In Brief

Trump Continues to Lie About His Fake Renoir

One of the lies President Trump likes to tell is that his Renoir is real, but it turns out that might not be the case.

Image of the genuine painting by Pierre-Auguste Renoir, “Two Sisters (On the Terrace)” (1881), which hangs in the Art Institute of Chicago (Public Domain image)

Since 1933, Pierre-August Renoir’s painting, “Two Sisters (On the Terrace)” has hung in the Art Institute of Chicago, which has owned the portrait all this time. But is it a fake? Or did Renoir paint more than one version? In Donald Trump’s mystifying mind, one of these scenarios is true. Along with giving to charity, drawing large crowds, and having a lot of great plans, Trump has reportedly also bragged about owning the original “Two Sisters (On the Terrace).” And like many of his boasts, it’s one he seems to like to bring up whenever he gets the chance.

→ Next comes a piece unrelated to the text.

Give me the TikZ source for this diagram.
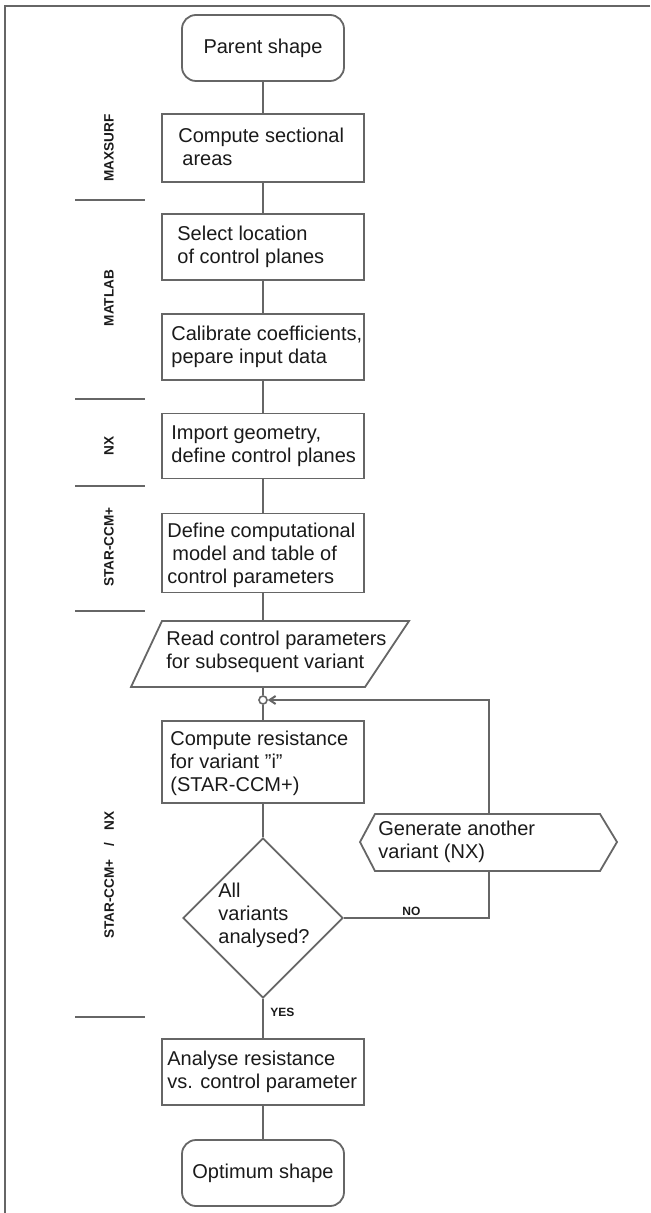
\documentclass[tikz,border=0pt]{standalone}
\usepackage{fontspec}
\setmainfont{Liberation Sans}
\usetikzlibrary{shapes.geometric,arrows.meta}
\definecolor{lc}{HTML}{666666}
\definecolor{tc}{HTML}{1A1A1A}
\begin{document}
\begin{tikzpicture}[x=0.5pt,y=-0.5pt,
  line/.style={draw=lc,line width=1pt},
  box/.style={draw=lc,line width=0.9pt,rectangle,minimum width=101pt,inner sep=0pt},
  term/.style={draw=lc,line width=0.9pt,rectangle,rounded corners=7pt,minimum width=81pt,minimum height=33pt,inner sep=0pt,font=\fontsize{10}{11.5}\selectfont,text=tc},
  txt/.style={anchor=west,align=left,inner sep=0pt,font=\fontsize{10}{11.5}\selectfont,text=tc},
  side/.style={rotate=90,font=\fontsize{6.8}{7}\selectfont\bfseries,text=tc,inner sep=0pt},
  sepline/.style={draw=lc,line width=1.1pt},
  small/.style={font=\fontsize{6}{7}\selectfont\bfseries,text=tc,inner sep=0pt},
  shapeline/.style={draw=lc,line width=0.9pt}]
\useasboundingbox (0,0) rectangle (650,1213);
\draw[lc,line width=1pt] (650,6) -- (5,6) -- (5,1213);

% main column
\node[term] (ps) at (263,48) {Parent shape};
\node[box,minimum height=34pt] (b1) at (263,148) {};
\node[txt] (t1) at (178,147) {Compute sectional\\\hspace*{2pt}areas};
\node[box,minimum height=33pt] (b2) at (263,247) {};
\node[txt] (t2) at (177,247) {Select location\\of control planes};
\node[box,minimum height=33pt] (b3) at (263,347) {};
\node[txt] (t3) at (171,347) {Calibrate coefficients,\\pepare input data};
\node[box,minimum height=32.5pt] (b4) at (263,446) {};
\node[txt] (t4) at (171,446) {Import geometry,\\define control planes};
\node[box,minimum height=39.5pt] (b5) at (263,553) {};
\node[txt] (t5) at (167,555) {Define computational\\\hspace*{2.5pt}model and table of\\control parameters};

% parallelogram
\node[rectangle,minimum width=101pt,minimum height=33pt,inner sep=0pt] (p) at (263,654) {};
\draw[shapeline] (162,621) -- (409,621) -- (365,687) -- (131,687) -- cycle;
\node[txt] (tp) at (166,652) {Read control parameters\\for subsequent variant};

% junction
\node[circle,draw=lc,line width=0.8pt,fill=white,minimum size=4pt,inner sep=0pt] (j) at (263,700) {};

\node[box,minimum height=41pt] (b6) at (263,762) {};
\node[txt] (t6) at (170,763) {Compute resistance\\for variant \symbol{34}i\symbol{34}\\(STAR-CCM+)};

% decision
\node[diamond,draw=lc,line width=0.9pt,minimum width=80pt,minimum height=80pt,inner sep=0pt] (d) at (263,918) {};
\node[txt] (td) at (218,915) {All\\variants\\analysed?};

% hexagon
\node[rectangle,minimum width=112.5pt,minimum height=28.5pt,inner sep=0pt] (h) at (489,842.5) {};
\draw[shapeline] (360,842) -- (375,814) -- (600,814) -- (617,842) -- (600,871) -- (375,871) -- cycle;
\node[txt] (th) at (378,842) {Generate another\\variant (NX)};

\node[box,minimum height=33pt] (b7) at (263,1072) {};
\node[txt] (t7) at (167,1072) {Analyse resistance\\vs. control parameter};
\node[term] (opt) at (263,1173) {Optimum shape};

% connectors
\draw[line] (ps) -- (b1);
\draw[line] (b1) -- (b2);
\draw[line] (b2) -- (b3);
\draw[line] (b3) -- (b4);
\draw[line] (b4) -- (b5);
\draw[line] (b5) -- (p);
\draw[line] (p) -- (j);
\draw[line] (j) -- (b6);
\draw[line] (b6) -- (d);
\draw[line] (d) -- (b7);
\draw[line] (b7) -- (opt);
\draw[line] (d.east) -| (h.south);
\draw[line,-{Straight Barb[length=3pt,width=4pt]}] (h.north) |- (j.east);

\node[small,anchor=west] (no) at (402,911) {NO};
\node[small,anchor=west] (yes) at (270,1012) {YES};

% side labels
\node[side] (s1) at (109,148) {MAXSURF};
\node[side] (s2) at (109,298) {MATLAB};
\node[side] (s3) at (109,446) {NX};
\node[side] (s4) at (109,547) {STAR-CCM+};
\node[side] (s5) at (109,875) {STAR-CCM+\hspace{6.5pt}/\hspace{6pt}NX};

\draw[sepline] (75,200) -- (145,200);
\draw[sepline] (75,399) -- (145,399);
\draw[sepline] (75,486) -- (145,486);
\draw[sepline] (75,611) -- (145,611);
\draw[sepline] (75,1017) -- (145,1017);
\end{tikzpicture}
\end{document}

This clear lie comes to light in a recent episode of Vanity Fair‘s “Inside the Hive” podcast, in which Trump biographer Tim O’Brien shares an anecdote from a few years ago, in a brighter, pre-Trump era. The pair was riding in Trump’s private jet, where a copy of the famous Renoir was hanging, and the men ended up arguing over whether or not it was original.

“Donald, it’s not,” O’Brien insisted, multiple times. “I grew up in Chicago, that Renoir is called ‘Two Sisters on the Terrace,’ and it’s hanging on a wall at the Art Institute of Chicago.”

After some back-and-forth with the real estate mogul, he chose to drop the conversation and carry on with more important business. Trump, however, being Trump, did not give up. The next day, back on the plane with his biographer, he gestured at the painting and said, “You know, that’s an original Renoir.” O’Brien decided to not engage.

The Renoir eventually found a home at Trump Tower in New York after Trump sold his jet for, of course, a bigger one. Cameras caught a glimpse of it during an interview Trump gave on “60 Minutes” after winning the 2016 election. The colors add a hint of softness to an otherwise gold-gilded and marble-clad room.

“I’m sure he’s still telling people who come into the apartment, ‘It’s an original, it’s an original,'” O’Brien told Vanity Fair‘s Nick Bilton on the podcast. “He believes his own lies in a way that lasts for decades. He’ll tell the same stories time and time again, regardless of whether or not facts are right in front of his face.”

And the facts really would be in front of his face if the President visited the Art Institute of Chicago. The Chicago Tribune even reached out to the museum to clarify that it owns the genuine Renoir — because we’re in an age where we have to go there — and spokeswoman Amanda Hicks noted that the institute is “satisfied that our version is real.” The museum has owned the painting since 1933 when it was bequeathed by philanthropist Annie Swan Coburn upon her death the prior year. She had purchased it in 1925 from art dealer Paul Durand-Ruel, who bought it straight from the Impressionist in 1881, for 1,500 francs. The White House did not respond to the Tribune‘s questions about the provenance of Trump’s “Renoir.”

At least we can confirm that Trump is clearly not in the “Renoir is ‘Aesthetic Terrorism‘” camp.